Directive>
Pictures within the data are to be left out; everything else must be reproduced exactly.

(Stored items)

+-------+

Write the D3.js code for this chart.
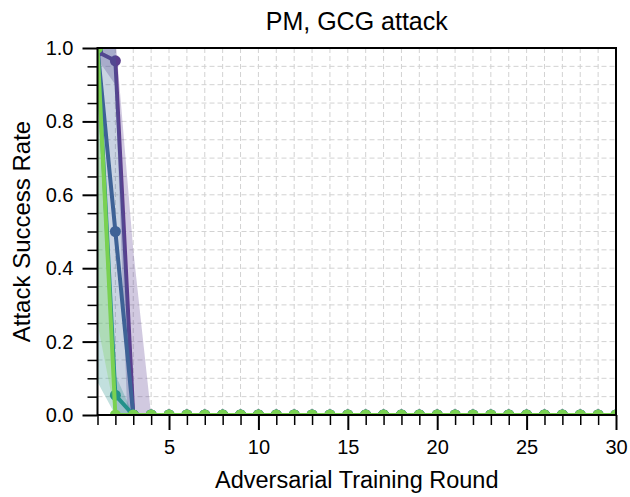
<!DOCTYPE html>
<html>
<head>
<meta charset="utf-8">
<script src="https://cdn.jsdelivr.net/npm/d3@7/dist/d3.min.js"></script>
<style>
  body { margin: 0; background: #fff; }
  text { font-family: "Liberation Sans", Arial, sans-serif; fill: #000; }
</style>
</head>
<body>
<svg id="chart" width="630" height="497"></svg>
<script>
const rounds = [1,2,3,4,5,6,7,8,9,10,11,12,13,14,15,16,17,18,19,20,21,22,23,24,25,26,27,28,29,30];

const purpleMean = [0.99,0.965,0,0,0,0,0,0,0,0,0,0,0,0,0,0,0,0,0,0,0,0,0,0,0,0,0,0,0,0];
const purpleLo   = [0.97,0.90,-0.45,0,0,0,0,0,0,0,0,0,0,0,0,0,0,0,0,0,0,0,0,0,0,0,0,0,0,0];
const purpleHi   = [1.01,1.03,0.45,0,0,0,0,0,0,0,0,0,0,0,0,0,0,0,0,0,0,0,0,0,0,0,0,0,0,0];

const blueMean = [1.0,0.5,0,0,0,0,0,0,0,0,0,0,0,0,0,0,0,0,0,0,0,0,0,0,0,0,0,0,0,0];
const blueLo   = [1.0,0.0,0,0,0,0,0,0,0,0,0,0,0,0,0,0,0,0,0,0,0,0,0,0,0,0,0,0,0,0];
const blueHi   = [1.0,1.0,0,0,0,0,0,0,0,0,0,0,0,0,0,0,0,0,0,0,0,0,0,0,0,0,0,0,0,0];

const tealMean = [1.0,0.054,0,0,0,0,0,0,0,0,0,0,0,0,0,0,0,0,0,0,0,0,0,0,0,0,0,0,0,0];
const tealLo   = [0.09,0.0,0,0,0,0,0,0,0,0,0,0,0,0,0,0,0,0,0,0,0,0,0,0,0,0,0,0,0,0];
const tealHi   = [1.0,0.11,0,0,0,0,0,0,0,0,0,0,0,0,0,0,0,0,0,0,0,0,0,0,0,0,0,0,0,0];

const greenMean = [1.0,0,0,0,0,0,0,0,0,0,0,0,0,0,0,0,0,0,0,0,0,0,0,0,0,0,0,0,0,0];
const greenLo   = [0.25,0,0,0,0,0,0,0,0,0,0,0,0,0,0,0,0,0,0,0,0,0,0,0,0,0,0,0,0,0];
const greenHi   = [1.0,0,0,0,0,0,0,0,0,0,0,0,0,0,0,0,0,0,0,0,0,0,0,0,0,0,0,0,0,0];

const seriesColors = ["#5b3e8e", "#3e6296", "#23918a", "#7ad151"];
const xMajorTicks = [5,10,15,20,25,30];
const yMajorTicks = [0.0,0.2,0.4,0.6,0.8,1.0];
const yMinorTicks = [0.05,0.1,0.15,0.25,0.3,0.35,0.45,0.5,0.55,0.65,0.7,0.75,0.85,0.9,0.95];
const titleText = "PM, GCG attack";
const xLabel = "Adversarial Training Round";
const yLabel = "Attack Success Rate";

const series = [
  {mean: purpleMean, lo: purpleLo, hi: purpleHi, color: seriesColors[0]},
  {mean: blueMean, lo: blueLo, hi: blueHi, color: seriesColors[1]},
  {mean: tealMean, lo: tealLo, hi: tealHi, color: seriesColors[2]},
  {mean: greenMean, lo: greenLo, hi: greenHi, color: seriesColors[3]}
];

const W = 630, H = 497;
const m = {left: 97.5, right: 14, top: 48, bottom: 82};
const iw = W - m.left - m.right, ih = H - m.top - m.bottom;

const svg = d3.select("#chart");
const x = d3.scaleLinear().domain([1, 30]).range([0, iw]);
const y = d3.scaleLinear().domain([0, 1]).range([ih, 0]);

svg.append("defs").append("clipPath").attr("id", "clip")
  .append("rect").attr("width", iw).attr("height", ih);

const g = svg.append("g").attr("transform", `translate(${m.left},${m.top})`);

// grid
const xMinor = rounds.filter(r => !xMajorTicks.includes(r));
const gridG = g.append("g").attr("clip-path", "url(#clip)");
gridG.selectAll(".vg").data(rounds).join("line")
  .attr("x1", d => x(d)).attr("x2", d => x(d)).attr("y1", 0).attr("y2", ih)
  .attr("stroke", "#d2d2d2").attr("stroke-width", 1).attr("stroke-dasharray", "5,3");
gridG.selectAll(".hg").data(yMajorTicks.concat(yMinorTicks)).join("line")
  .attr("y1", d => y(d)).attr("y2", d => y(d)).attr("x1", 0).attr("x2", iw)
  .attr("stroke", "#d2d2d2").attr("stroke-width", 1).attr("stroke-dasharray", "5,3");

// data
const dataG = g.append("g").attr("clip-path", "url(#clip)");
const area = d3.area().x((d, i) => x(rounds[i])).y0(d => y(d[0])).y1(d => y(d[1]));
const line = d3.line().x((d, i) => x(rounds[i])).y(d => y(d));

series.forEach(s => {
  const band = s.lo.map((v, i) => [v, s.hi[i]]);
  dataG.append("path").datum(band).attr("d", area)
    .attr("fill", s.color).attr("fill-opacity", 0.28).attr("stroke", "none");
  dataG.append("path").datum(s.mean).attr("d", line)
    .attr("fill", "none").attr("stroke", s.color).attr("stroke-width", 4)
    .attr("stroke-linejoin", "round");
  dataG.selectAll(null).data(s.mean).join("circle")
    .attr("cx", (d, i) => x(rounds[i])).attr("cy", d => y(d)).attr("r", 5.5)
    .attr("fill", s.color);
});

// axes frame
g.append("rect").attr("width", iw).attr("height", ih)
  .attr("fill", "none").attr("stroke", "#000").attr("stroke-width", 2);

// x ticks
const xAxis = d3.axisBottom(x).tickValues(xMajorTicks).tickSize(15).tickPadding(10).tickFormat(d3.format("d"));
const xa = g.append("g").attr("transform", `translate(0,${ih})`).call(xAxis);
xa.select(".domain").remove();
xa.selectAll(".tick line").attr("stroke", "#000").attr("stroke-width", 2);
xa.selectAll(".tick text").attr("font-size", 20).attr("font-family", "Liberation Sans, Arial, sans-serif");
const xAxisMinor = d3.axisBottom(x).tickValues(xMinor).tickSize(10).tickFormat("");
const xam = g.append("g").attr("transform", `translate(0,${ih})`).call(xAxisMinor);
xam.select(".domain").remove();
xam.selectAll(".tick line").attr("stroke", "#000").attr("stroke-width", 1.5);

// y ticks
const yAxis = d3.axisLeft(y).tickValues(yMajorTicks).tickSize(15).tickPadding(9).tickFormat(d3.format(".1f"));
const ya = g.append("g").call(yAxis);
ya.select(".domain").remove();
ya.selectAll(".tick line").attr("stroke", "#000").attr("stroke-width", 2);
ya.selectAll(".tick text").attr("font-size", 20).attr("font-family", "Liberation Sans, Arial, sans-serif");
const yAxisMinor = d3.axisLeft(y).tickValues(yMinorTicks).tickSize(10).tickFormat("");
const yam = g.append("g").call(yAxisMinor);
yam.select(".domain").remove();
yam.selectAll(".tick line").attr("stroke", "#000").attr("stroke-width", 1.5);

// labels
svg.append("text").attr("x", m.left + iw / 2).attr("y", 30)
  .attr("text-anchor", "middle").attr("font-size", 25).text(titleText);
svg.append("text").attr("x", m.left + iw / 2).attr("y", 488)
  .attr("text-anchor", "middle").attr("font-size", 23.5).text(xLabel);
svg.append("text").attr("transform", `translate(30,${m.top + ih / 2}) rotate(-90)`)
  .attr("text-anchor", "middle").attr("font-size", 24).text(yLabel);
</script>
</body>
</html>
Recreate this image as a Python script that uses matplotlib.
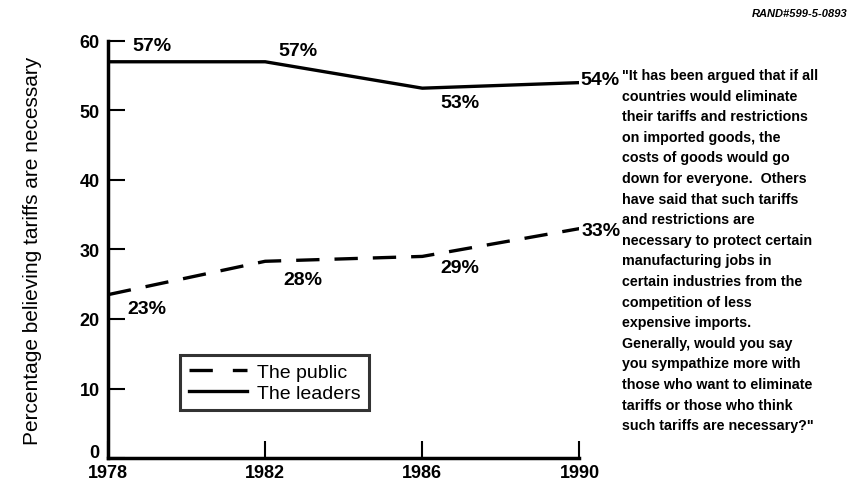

+-------+

In response>
Write the D3.js code for this chart.
<!DOCTYPE html>
<html>
<head>
<meta charset="utf-8">
<script src="https://cdn.jsdelivr.net/npm/d3@7/dist/d3.min.js"></script>
<style>
  body { margin: 0; background: #fff; }
  text { font-family: "Liberation Sans", Arial, sans-serif; fill: #000; }
</style>
</head>
<body>
<svg id="chart" width="630" height="497"></svg>
<script>
const rounds = [1,2,3,4,5,6,7,8,9,10,11,12,13,14,15,16,17,18,19,20,21,22,23,24,25,26,27,28,29,30];

const purpleMean = [0.99,0.965,0,0,0,0,0,0,0,0,0,0,0,0,0,0,0,0,0,0,0,0,0,0,0,0,0,0,0,0];
const purpleLo   = [0.97,0.90,-0.45,0,0,0,0,0,0,0,0,0,0,0,0,0,0,0,0,0,0,0,0,0,0,0,0,0,0,0];
const purpleHi   = [1.01,1.03,0.45,0,0,0,0,0,0,0,0,0,0,0,0,0,0,0,0,0,0,0,0,0,0,0,0,0,0,0];

const blueMean = [1.0,0.5,0,0,0,0,0,0,0,0,0,0,0,0,0,0,0,0,0,0,0,0,0,0,0,0,0,0,0,0];
const blueLo   = [1.0,0.0,0,0,0,0,0,0,0,0,0,0,0,0,0,0,0,0,0,0,0,0,0,0,0,0,0,0,0,0];
const blueHi   = [1.0,1.0,0,0,0,0,0,0,0,0,0,0,0,0,0,0,0,0,0,0,0,0,0,0,0,0,0,0,0,0];

const tealMean = [1.0,0.054,0,0,0,0,0,0,0,0,0,0,0,0,0,0,0,0,0,0,0,0,0,0,0,0,0,0,0,0];
const tealLo   = [0.09,0.0,0,0,0,0,0,0,0,0,0,0,0,0,0,0,0,0,0,0,0,0,0,0,0,0,0,0,0,0];
const tealHi   = [1.0,0.11,0,0,0,0,0,0,0,0,0,0,0,0,0,0,0,0,0,0,0,0,0,0,0,0,0,0,0,0];

const greenMean = [1.0,0,0,0,0,0,0,0,0,0,0,0,0,0,0,0,0,0,0,0,0,0,0,0,0,0,0,0,0,0];
const greenLo   = [0.25,0,0,0,0,0,0,0,0,0,0,0,0,0,0,0,0,0,0,0,0,0,0,0,0,0,0,0,0,0];
const greenHi   = [1.0,0,0,0,0,0,0,0,0,0,0,0,0,0,0,0,0,0,0,0,0,0,0,0,0,0,0,0,0,0];

const seriesColors = ["#5b3e8e", "#3e6296", "#23918a", "#7ad151"];
const xMajorTicks = [5,10,15,20,25,30];
const yMajorTicks = [0.0,0.2,0.4,0.6,0.8,1.0];
const yMinorTicks = [0.05,0.1,0.15,0.25,0.3,0.35,0.45,0.5,0.55,0.65,0.7,0.75,0.85,0.9,0.95];
const titleText = "PM, GCG attack";
const xLabel = "Adversarial Training Round";
const yLabel = "Attack Success Rate";

const series = [
  {mean: purpleMean, lo: purpleLo, hi: purpleHi, color: seriesColors[0]},
  {mean: blueMean, lo: blueLo, hi: blueHi, color: seriesColors[1]},
  {mean: tealMean, lo: tealLo, hi: tealHi, color: seriesColors[2]},
  {mean: greenMean, lo: greenLo, hi: greenHi, color: seriesColors[3]}
];

const W = 630, H = 497;
const m = {left: 97.5, right: 14, top: 48, bottom: 82};
const iw = W - m.left - m.right, ih = H - m.top - m.bottom;

const svg = d3.select("#chart");
const x = d3.scaleLinear().domain([1, 30]).range([0, iw]);
const y = d3.scaleLinear().domain([0, 1]).range([ih, 0]);

svg.append("defs").append("clipPath").attr("id", "clip")
  .append("rect").attr("width", iw).attr("height", ih);

const g = svg.append("g").attr("transform", `translate(${m.left},${m.top})`);

// grid
const xMinor = rounds.filter(r => !xMajorTicks.includes(r));
const gridG = g.append("g").attr("clip-path", "url(#clip)");
gridG.selectAll(".vg").data(rounds).join("line")
  .attr("x1", d => x(d)).attr("x2", d => x(d)).attr("y1", 0).attr("y2", ih)
  .attr("stroke", "#d2d2d2").attr("stroke-width", 1).attr("stroke-dasharray", "5,3");
gridG.selectAll(".hg").data(yMajorTicks.concat(yMinorTicks)).join("line")
  .attr("y1", d => y(d)).attr("y2", d => y(d)).attr("x1", 0).attr("x2", iw)
  .attr("stroke", "#d2d2d2").attr("stroke-width", 1).attr("stroke-dasharray", "5,3");

// data
const dataG = g.append("g").attr("clip-path", "url(#clip)");
const area = d3.area().x((d, i) => x(rounds[i])).y0(d => y(d[0])).y1(d => y(d[1]));
const line = d3.line().x((d, i) => x(rounds[i])).y(d => y(d));

series.forEach(s => {
  const band = s.lo.map((v, i) => [v, s.hi[i]]);
  dataG.append("path").datum(band).attr("d", area)
    .attr("fill", s.color).attr("fill-opacity", 0.28).attr("stroke", "none");
  dataG.append("path").datum(s.mean).attr("d", line)
    .attr("fill", "none").attr("stroke", s.color).attr("stroke-width", 4)
    .attr("stroke-linejoin", "round");
  dataG.selectAll(null).data(s.mean).join("circle")
    .attr("cx", (d, i) => x(rounds[i])).attr("cy", d => y(d)).attr("r", 5.5)
    .attr("fill", s.color);
});

// axes frame
g.append("rect").attr("width", iw).attr("height", ih)
  .attr("fill", "none").attr("stroke", "#000").attr("stroke-width", 2);

// x ticks
const xAxis = d3.axisBottom(x).tickValues(xMajorTicks).tickSize(15).tickPadding(10).tickFormat(d3.format("d"));
const xa = g.append("g").attr("transform", `translate(0,${ih})`).call(xAxis);
xa.select(".domain").remove();
xa.selectAll(".tick line").attr("stroke", "#000").attr("stroke-width", 2);
xa.selectAll(".tick text").attr("font-size", 20).attr("font-family", "Liberation Sans, Arial, sans-serif");
const xAxisMinor = d3.axisBottom(x).tickValues(xMinor).tickSize(10).tickFormat("");
const xam = g.append("g").attr("transform", `translate(0,${ih})`).call(xAxisMinor);
xam.select(".domain").remove();
xam.selectAll(".tick line").attr("stroke", "#000").attr("stroke-width", 1.5);

// y ticks
const yAxis = d3.axisLeft(y).tickValues(yMajorTicks).tickSize(15).tickPadding(9).tickFormat(d3.format(".1f"));
const ya = g.append("g").call(yAxis);
ya.select(".domain").remove();
ya.selectAll(".tick line").attr("stroke", "#000").attr("stroke-width", 2);
ya.selectAll(".tick text").attr("font-size", 20).attr("font-family", "Liberation Sans, Arial, sans-serif");
const yAxisMinor = d3.axisLeft(y).tickValues(yMinorTicks).tickSize(10).tickFormat("");
const yam = g.append("g").call(yAxisMinor);
yam.select(".domain").remove();
yam.selectAll(".tick line").attr("stroke", "#000").attr("stroke-width", 1.5);

// labels
svg.append("text").attr("x", m.left + iw / 2).attr("y", 30)
  .attr("text-anchor", "middle").attr("font-size", 25).text(titleText);
svg.append("text").attr("x", m.left + iw / 2).attr("y", 488)
  .attr("text-anchor", "middle").attr("font-size", 23.5).text(xLabel);
svg.append("text").attr("transform", `translate(30,${m.top + ih / 2}) rotate(-90)`)
  .attr("text-anchor", "middle").attr("font-size", 24).text(yLabel);
</script>
</body>
</html>
Recreate this image as a Python script that uses matplotlib.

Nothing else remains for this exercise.